Tread on a tiger's tail(直訳表現)
Play with fire(火遊びをする=危険なことをする)
Poke the bear(熊をつつく=怒らせるようなことをする)
これらは、いずれも危険な相手や状況に対して不用意な行動を取るという意味を持ち、「虎の尾を踏む」と似たニュアンスで使うことができます。
6. 注意すべき使い方
「虎の尾を踏む」は強い意味を持つ表現のため、使い方を間違えると相手に不快感を与える可能性があります。以下のような点に注意しましょう。
軽い冗談のつもりでも、目上の人を指して使うと無礼に受け取られることがある
冗長に使うと大げさな印象を与えるため、適切な場面でのみ使う
「成功したから虎の尾を踏んでよかった」というような前向きな文脈では使いにくい
この言葉はあくまで「危険性」に焦点を当てた表現であることを意識して使いましょう。
7. 日常生活における応用例
この表現は、実は日常のさまざまな場面で応用が可能です。
7.1 家庭内での場面
機嫌が悪そうな親にわざわざ文句を言う
兄弟げんか中に割り込んで余計な一言を言う
7.2 職場での場面
トップの方針に対して真っ向から反論する
明らかに地雷とされている話題を会議で持ち出す
7.3 SNSやネット上での発言
炎上しやすいトピックに軽率にコメントする
著名人の失言を過度に追及する投稿を行う
これらのように、「虎の尾を踏む」行為は私たちの身近なところにも潜んでいます。自分自身が不用意な行動をしてしまっていないか、振り返ってみるのもよいかもしれません。
8. まとめ
「虎の尾を踏む」とは、極めて危険な行為をたとえる慣用句であり、無謀な挑戦や権威に対する軽率な行動を戒める意味合いを持ちます。日常会話からビジネス、教育の現場まで幅広く使われる言葉でありながら、正しい意味や使い方を理解している人は少なくありません。

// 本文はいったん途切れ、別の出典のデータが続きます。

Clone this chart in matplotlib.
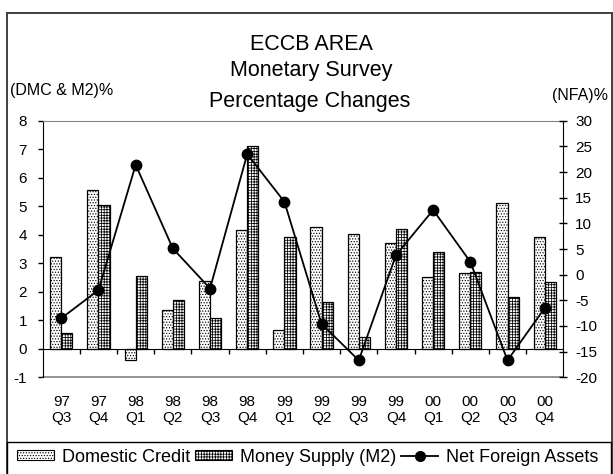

この表現を正しく使いこなせれば、会話や文章に深みと説得力を加えることができるでしょう。ただし、言葉の持つ強さゆえに使用には注意も必要です。危険やリスクのニュアンスを含むため、状況や相手を考慮して使うようにしましょう。
今後、あなたが「虎の尾を踏む」ような状況に直面したときには、ただ恐れるだけでなく、慎重かつ冷静に判断し、必要であれば勇気を持って一歩踏み出すこともまた大切です。